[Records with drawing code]
+ + + +
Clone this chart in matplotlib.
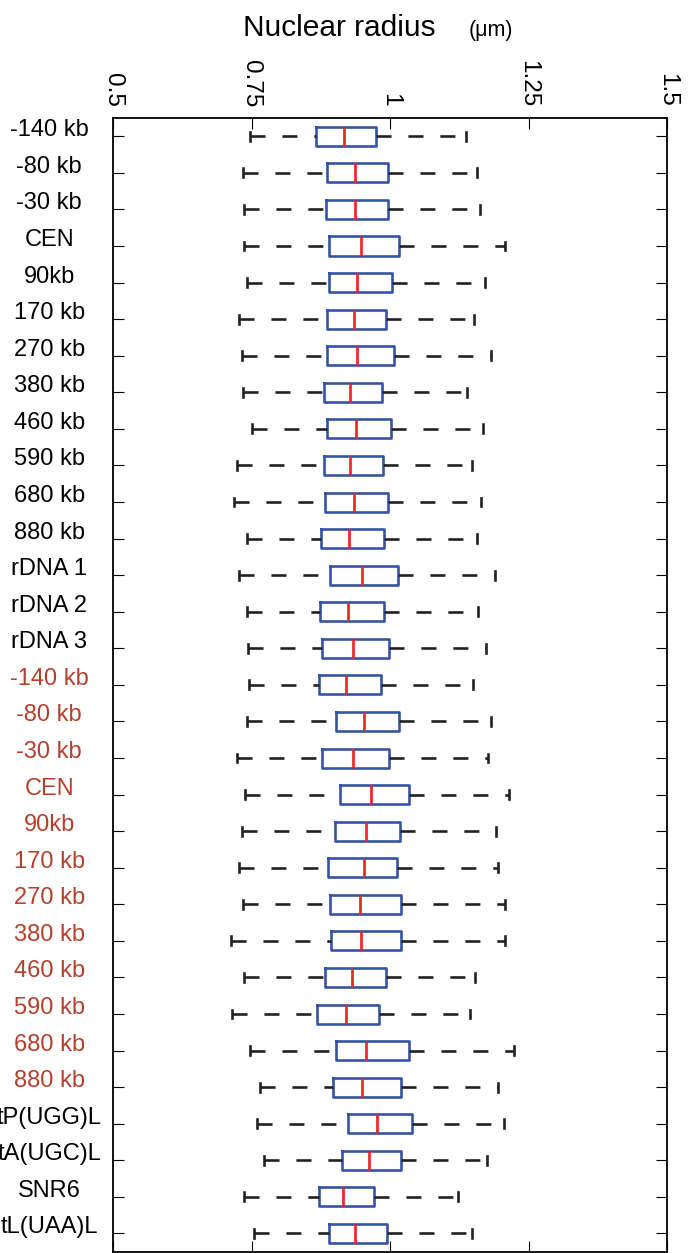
import matplotlib as mpl
mpl.use('Agg')
import matplotlib.pyplot as plt

plt.rcParams['font.family'] = ['Liberation Sans', 'DejaVu Sans']

labels = ['-140 kb', '-80 kb', '-30 kb', 'CEN', '90kb', '170 kb', '270 kb',
          '380 kb', '460 kb', '590 kb', '680 kb', '880 kb', 'rDNA 1', 'rDNA 2',
          'rDNA 3',
          '-140 kb', '-80 kb', '-30 kb', 'CEN', '90kb', '170 kb', '270 kb',
          '380 kb', '460 kb', '590 kb', '680 kb', '880 kb',
          'tP(UGG)L', 'tA(UGC)L', 'SNR6', 'tL(UAA)L']
# 'k' = first strain, 'r' = second strain
label_group = ['k'] * 15 + ['r'] * 12 + ['k'] * 4

whislo = [0.747, 0.735, 0.736, 0.736, 0.741, 0.728, 0.733, 0.735, 0.751, 0.724,
          0.718, 0.741, 0.727, 0.742, 0.744, 0.746, 0.741, 0.724, 0.739, 0.732,
          0.727, 0.735, 0.713, 0.736, 0.714, 0.748, 0.765, 0.760, 0.772, 0.736,
          0.754]
q1 = [0.866, 0.887, 0.884, 0.890, 0.890, 0.886, 0.887, 0.880, 0.887, 0.880,
      0.883, 0.876, 0.892, 0.873, 0.877, 0.871, 0.902, 0.877, 0.910, 0.900,
      0.888, 0.892, 0.894, 0.882, 0.869, 0.903, 0.898, 0.925, 0.914, 0.871,
      0.889]
med = [0.917, 0.936, 0.936, 0.947, 0.941, 0.935, 0.941, 0.928, 0.938, 0.927,
       0.935, 0.926, 0.950, 0.924, 0.934, 0.921, 0.953, 0.934, 0.966, 0.956,
       0.953, 0.945, 0.948, 0.931, 0.920, 0.957, 0.950, 0.976, 0.962, 0.916,
       0.937]
q3 = [0.975, 0.996, 0.996, 1.017, 1.004, 0.993, 1.007, 0.985, 1.001, 0.988,
      0.996, 0.989, 1.014, 0.990, 0.998, 0.984, 1.016, 0.999, 1.034, 1.018,
      1.013, 1.019, 1.020, 0.992, 0.980, 1.034, 1.020, 1.039, 1.019, 0.972,
      0.995]
whishi = [1.138, 1.157, 1.163, 1.208, 1.172, 1.151, 1.183, 1.139, 1.168, 1.148,
          1.164, 1.157, 1.189, 1.159, 1.174, 1.150, 1.183, 1.177, 1.215, 1.191,
          1.195, 1.207, 1.208, 1.153, 1.144, 1.224, 1.195, 1.205, 1.175, 1.122,
          1.148]

xticks = [0.5, 0.75, 1.0, 1.25, 1.5]
xticklabels = ['0.5', '0.75', '1', '1.25', '1.5']

box_blue = '#3553a5'
med_red = '#ee2a2a'
label_red = '#b5402b'

fig = plt.figure(figsize=(7, 12.53), dpi=100)
ax = fig.add_axes([113 / 700, 0.001, 554 / 700, 1 - 118 / 1253 - 0.001])

stats = []
for i in range(len(labels)):
    stats.append(dict(med=med[i], q1=q1[i], q3=q3[i], whislo=whislo[i],
                      whishi=whishi[i], fliers=[]))

pos = list(range(1, len(labels) + 1))
res = ax.bxp(stats, positions=pos, widths=0.52, orientation='horizontal',
             showfliers=False,
             boxprops=dict(color=box_blue, linewidth=1.9),
             medianprops=dict(color=med_red, linewidth=2.0),
             whiskerprops=dict(color='#222222', linewidth=1.9,
                               linestyle=(0, (5.7, 6.4))),
             capprops=dict(color='#222222', linewidth=1.9),
             capwidths=0.24)

# lower whiskers go from the cap towards the box, like the original
for w in res['whiskers'][0::2]:
    x, y = w.get_data()
    w.set_data(x[::-1], y[::-1])

ax.set_xlim(0.5, 1.5)
ax.set_ylim(len(labels) + 0.5, 0.5)

ax.set_xticks(xticks)
ax.set_xticklabels(xticklabels, rotation=-90, fontsize=17.5)
ax.xaxis.set_ticks_position('both')
ax.tick_params(axis='x', which='both', labeltop=True, labelbottom=False,
               direction='in', length=8, width=0.8, pad=8)

ax.set_yticks(pos)
ax.set_yticklabels(labels, fontsize=17)
ax.yaxis.set_ticks_position('both')
ax.tick_params(axis='y', direction='in', length=8, width=0.8, pad=46)
for t, g in zip(ax.get_yticklabels(), label_group):
    t.set_horizontalalignment('center')
    t.set_verticalalignment('baseline')
    if g == 'r':
        t.set_color(label_red)

for s in ax.spines.values():
    s.set_linewidth(1.3)

fig.text(339 / 700, 1 - 36 / 1253, 'Nuclear radius', fontsize=21.5,
         ha='center', va='baseline')
fig.text(491 / 700, 1 - 36 / 1253, '(\u03bcm)', fontsize=15.5,
         ha='center', va='baseline')

fig.savefig('out.png', dpi=100)
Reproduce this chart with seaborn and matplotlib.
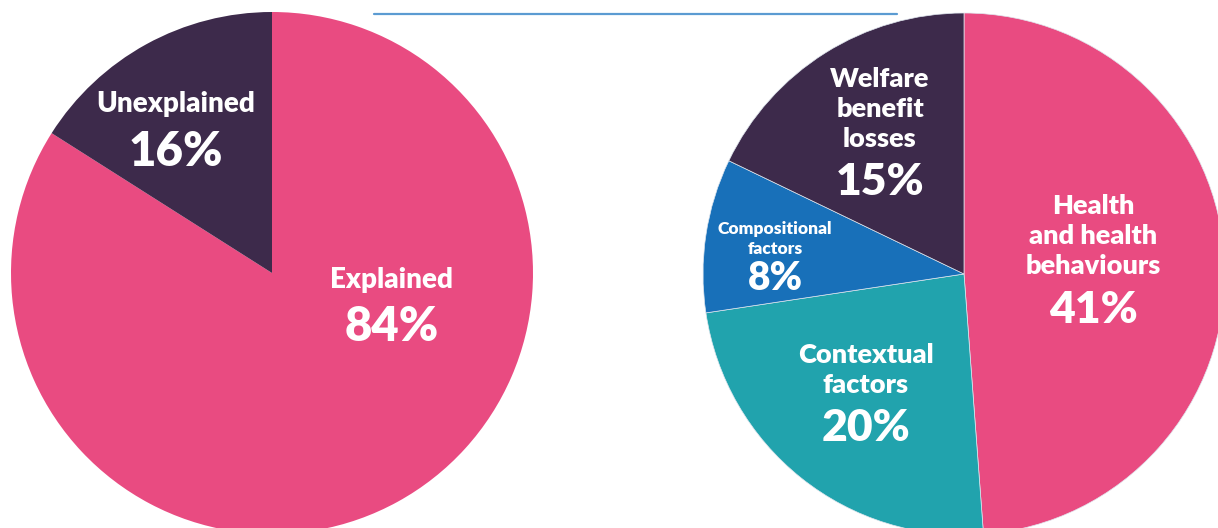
+ + + +
- Exercise objective
Using the material above, report each line where "chart" occurs.

- Finished answer
Clone this chart in matplotlib.
Reproduce this chart with seaborn and matplotlib.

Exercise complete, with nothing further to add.